---------- Supplied material
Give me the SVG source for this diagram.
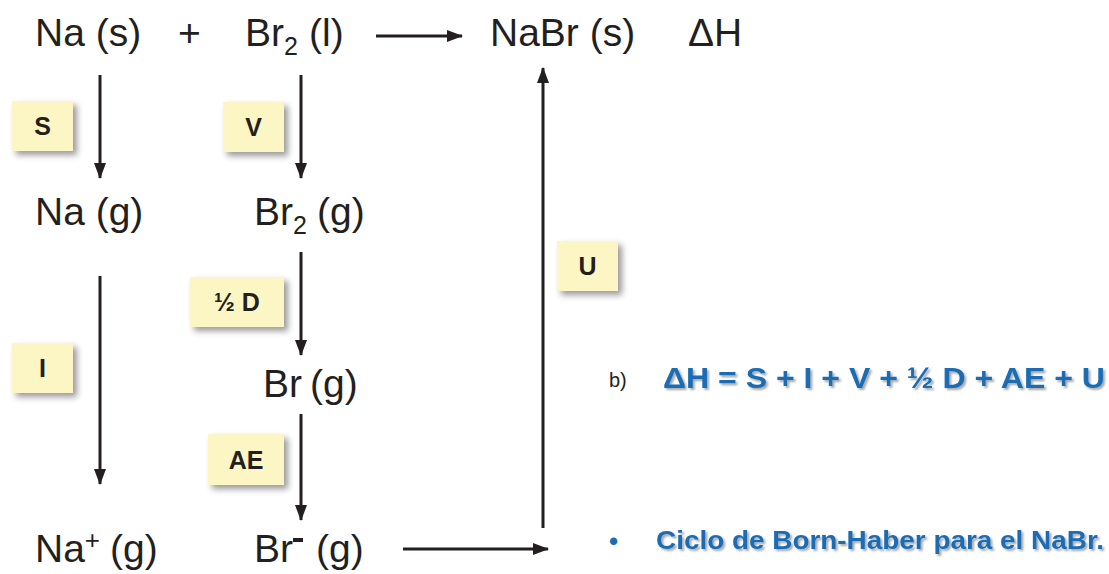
<svg xmlns="http://www.w3.org/2000/svg" width="1109" height="574" viewBox="0 0 1109 574">
<style>
.t{font-family:"Liberation Sans",Arial,sans-serif;font-size:39px;fill:#231f20}
.sub{font-size:25px}
.box{fill:#fbf6c3}
.bl{font-family:"Liberation Sans",Arial,sans-serif;font-size:25px;font-weight:bold;fill:#231f20;text-anchor:middle}
.ln{stroke:#231f20;stroke-width:3;fill:none}
.blue{font-family:"Liberation Sans",Arial,sans-serif;font-weight:bold;fill:#1a6cb4}
</style>
<defs>
<marker id="ah" viewBox="0 0 16 12" refX="15" refY="6" markerWidth="16" markerHeight="12" markerUnits="userSpaceOnUse" orient="auto">
<path d="M0,0 L16,6 L0,12 Z" fill="#231f20"/>
</marker>
<filter id="sh" x="-30%" y="-30%" width="160%" height="160%">
<feGaussianBlur in="SourceAlpha" stdDeviation="3"/>
<feOffset dx="4" dy="4" result="b"/>
<feFlood flood-color="#000" flood-opacity="0.4"/>
<feComposite in2="b" operator="in"/>
<feMerge><feMergeNode/><feMergeNode in="SourceGraphic"/></feMerge>
</filter>
<filter id="tsh" x="-5%" y="-30%" width="110%" height="160%">
<feGaussianBlur in="SourceAlpha" stdDeviation="1.2"/>
<feOffset dx="2" dy="2" result="b"/>
<feFlood flood-color="#000" flood-opacity="0.35"/>
<feComposite in2="b" operator="in"/>
<feMerge><feMergeNode/><feMergeNode in="SourceGraphic"/></feMerge>
</filter>
</defs>

<g id="connectors">
<line class="ln" x1="376" y1="36" x2="462" y2="36" marker-end="url(#ah)"/>
<line class="ln" x1="100" y1="75" x2="100" y2="178" marker-end="url(#ah)"/>
<line class="ln" x1="301" y1="75" x2="301" y2="178" marker-end="url(#ah)"/>
<line class="ln" x1="100" y1="276" x2="100" y2="484" marker-end="url(#ah)"/>
<line class="ln" x1="301" y1="252" x2="301" y2="355" marker-end="url(#ah)"/>
<line class="ln" x1="301" y1="414" x2="301" y2="520" marker-end="url(#ah)"/>
<line class="ln" x1="403" y1="549" x2="548" y2="549" marker-end="url(#ah)"/>
<line class="ln" x1="543" y1="528" x2="543" y2="68" marker-end="url(#ah)"/>
</g>

<g id="na-s"><text class="t" x="35" y="46">Na (s)</text></g>
<g id="plus"><text class="t" x="178" y="46">+</text></g>
<g id="br2-l"><text class="t" x="245" y="46">Br<tspan class="sub" dy="9">2</tspan><tspan dy="-9" x="309">(l)</tspan></text></g>
<g id="nabr-s"><text class="t" x="490" y="46">NaBr (s)</text></g>
<g id="dh"><text class="t" x="688" y="46">ΔH</text></g>

<g id="na-g"><text class="t" x="35" y="225">Na (g)</text></g>
<g id="br2-g"><text class="t" x="254" y="225">Br<tspan class="sub" dy="9">2</tspan><tspan dy="-9" x="317">(g)</tspan></text></g>
<g id="br-g"><text class="t" x="263" y="397">Br<tspan x="310">(g)</tspan></text></g>
<g id="na-plus-g"><text class="t" x="35" y="562">Na<tspan font-size="26" dy="-13">+</tspan><tspan dy="13" x="110">(g)</tspan></text></g>
<g id="br-minus-g"><text class="t" x="254" y="562">Br</text><rect x="293" y="538" width="10" height="4" fill="#231f20"/><text class="t" x="316" y="562">(g)</text></g>

<g id="box-s"><rect class="box" x="12" y="101" width="61" height="50" filter="url(#sh)"/><text class="bl" x="42.5" y="135">S</text></g>
<g id="box-v"><rect class="box" x="223" y="102" width="61" height="50" filter="url(#sh)"/><text class="bl" x="253.5" y="136">V</text></g>
<g id="box-i"><rect class="box" x="12" y="343" width="61" height="50" filter="url(#sh)"/><text class="bl" x="42.5" y="377">I</text></g>
<g id="box-d"><rect class="box" x="190" y="277" width="94" height="50" filter="url(#sh)"/><text class="bl" x="237" y="311">½ D</text></g>
<g id="box-ae"><rect class="box" x="208" y="434" width="76" height="51" filter="url(#sh)"/><text class="bl" x="246" y="469">AE</text></g>
<g id="box-u"><rect class="box" x="557" y="241" width="61" height="50" filter="url(#sh)"/><text class="bl" x="587.5" y="275">U</text></g>

<g id="formula">
<text x="609" y="387" font-family="Liberation Sans, Arial, sans-serif" font-size="20" fill="#231f20">b)</text>
<text class="blue" x="663" y="388" font-size="30" textLength="442" lengthAdjust="spacingAndGlyphs" filter="url(#tsh)">ΔH = S + I + V + ½ D + AE + U</text>
</g>
<g id="caption">
<text class="blue" x="609" y="550" font-size="26">•</text>
<text class="blue" x="656" y="549" font-size="25" textLength="448" lengthAdjust="spacingAndGlyphs" filter="url(#tsh)">Ciclo de Born-Haber para el NaBr.</text>
</g>
</svg>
--------------------
- Task details -
Your task is to repeat the data above exactly while excluding the pictures.

- Result below -
Give me the SVG source for this diagram.
<svg xmlns="http://www.w3.org/2000/svg" width="1109" height="574" viewBox="0 0 1109 574">
<style>
.t{font-family:"Liberation Sans",Arial,sans-serif;font-size:39px;fill:#231f20}
.sub{font-size:25px}
.box{fill:#fbf6c3}
.bl{font-family:"Liberation Sans",Arial,sans-serif;font-size:25px;font-weight:bold;fill:#231f20;text-anchor:middle}
.ln{stroke:#231f20;stroke-width:3;fill:none}
.blue{font-family:"Liberation Sans",Arial,sans-serif;font-weight:bold;fill:#1a6cb4}
</style>
<defs>
<marker id="ah" viewBox="0 0 16 12" refX="15" refY="6" markerWidth="16" markerHeight="12" markerUnits="userSpaceOnUse" orient="auto">
<path d="M0,0 L16,6 L0,12 Z" fill="#231f20"/>
</marker>
<filter id="sh" x="-30%" y="-30%" width="160%" height="160%">
<feGaussianBlur in="SourceAlpha" stdDeviation="3"/>
<feOffset dx="4" dy="4" result="b"/>
<feFlood flood-color="#000" flood-opacity="0.4"/>
<feComposite in2="b" operator="in"/>
<feMerge><feMergeNode/><feMergeNode in="SourceGraphic"/></feMerge>
</filter>
<filter id="tsh" x="-5%" y="-30%" width="110%" height="160%">
<feGaussianBlur in="SourceAlpha" stdDeviation="1.2"/>
<feOffset dx="2" dy="2" result="b"/>
<feFlood flood-color="#000" flood-opacity="0.35"/>
<feComposite in2="b" operator="in"/>
<feMerge><feMergeNode/><feMergeNode in="SourceGraphic"/></feMerge>
</filter>
</defs>

<g id="connectors">
<line class="ln" x1="376" y1="36" x2="462" y2="36" marker-end="url(#ah)"/>
<line class="ln" x1="100" y1="75" x2="100" y2="178" marker-end="url(#ah)"/>
<line class="ln" x1="301" y1="75" x2="301" y2="178" marker-end="url(#ah)"/>
<line class="ln" x1="100" y1="276" x2="100" y2="484" marker-end="url(#ah)"/>
<line class="ln" x1="301" y1="252" x2="301" y2="355" marker-end="url(#ah)"/>
<line class="ln" x1="301" y1="414" x2="301" y2="520" marker-end="url(#ah)"/>
<line class="ln" x1="403" y1="549" x2="548" y2="549" marker-end="url(#ah)"/>
<line class="ln" x1="543" y1="528" x2="543" y2="68" marker-end="url(#ah)"/>
</g>

<g id="na-s"><text class="t" x="35" y="46">Na (s)</text></g>
<g id="plus"><text class="t" x="178" y="46">+</text></g>
<g id="br2-l"><text class="t" x="245" y="46">Br<tspan class="sub" dy="9">2</tspan><tspan dy="-9" x="309">(l)</tspan></text></g>
<g id="nabr-s"><text class="t" x="490" y="46">NaBr (s)</text></g>
<g id="dh"><text class="t" x="688" y="46">ΔH</text></g>

<g id="na-g"><text class="t" x="35" y="225">Na (g)</text></g>
<g id="br2-g"><text class="t" x="254" y="225">Br<tspan class="sub" dy="9">2</tspan><tspan dy="-9" x="317">(g)</tspan></text></g>
<g id="br-g"><text class="t" x="263" y="397">Br<tspan x="310">(g)</tspan></text></g>
<g id="na-plus-g"><text class="t" x="35" y="562">Na<tspan font-size="26" dy="-13">+</tspan><tspan dy="13" x="110">(g)</tspan></text></g>
<g id="br-minus-g"><text class="t" x="254" y="562">Br</text><rect x="293" y="538" width="10" height="4" fill="#231f20"/><text class="t" x="316" y="562">(g)</text></g>

<g id="box-s"><rect class="box" x="12" y="101" width="61" height="50" filter="url(#sh)"/><text class="bl" x="42.5" y="135">S</text></g>
<g id="box-v"><rect class="box" x="223" y="102" width="61" height="50" filter="url(#sh)"/><text class="bl" x="253.5" y="136">V</text></g>
<g id="box-i"><rect class="box" x="12" y="343" width="61" height="50" filter="url(#sh)"/><text class="bl" x="42.5" y="377">I</text></g>
<g id="box-d"><rect class="box" x="190" y="277" width="94" height="50" filter="url(#sh)"/><text class="bl" x="237" y="311">½ D</text></g>
<g id="box-ae"><rect class="box" x="208" y="434" width="76" height="51" filter="url(#sh)"/><text class="bl" x="246" y="469">AE</text></g>
<g id="box-u"><rect class="box" x="557" y="241" width="61" height="50" filter="url(#sh)"/><text class="bl" x="587.5" y="275">U</text></g>

<g id="formula">
<text x="609" y="387" font-family="Liberation Sans, Arial, sans-serif" font-size="20" fill="#231f20">b)</text>
<text class="blue" x="663" y="388" font-size="30" textLength="442" lengthAdjust="spacingAndGlyphs" filter="url(#tsh)">ΔH = S + I + V + ½ D + AE + U</text>
</g>
<g id="caption">
<text class="blue" x="609" y="550" font-size="26">•</text>
<text class="blue" x="656" y="549" font-size="25" textLength="448" lengthAdjust="spacingAndGlyphs" filter="url(#tsh)">Ciclo de Born-Haber para el NaBr.</text>
</g>
</svg>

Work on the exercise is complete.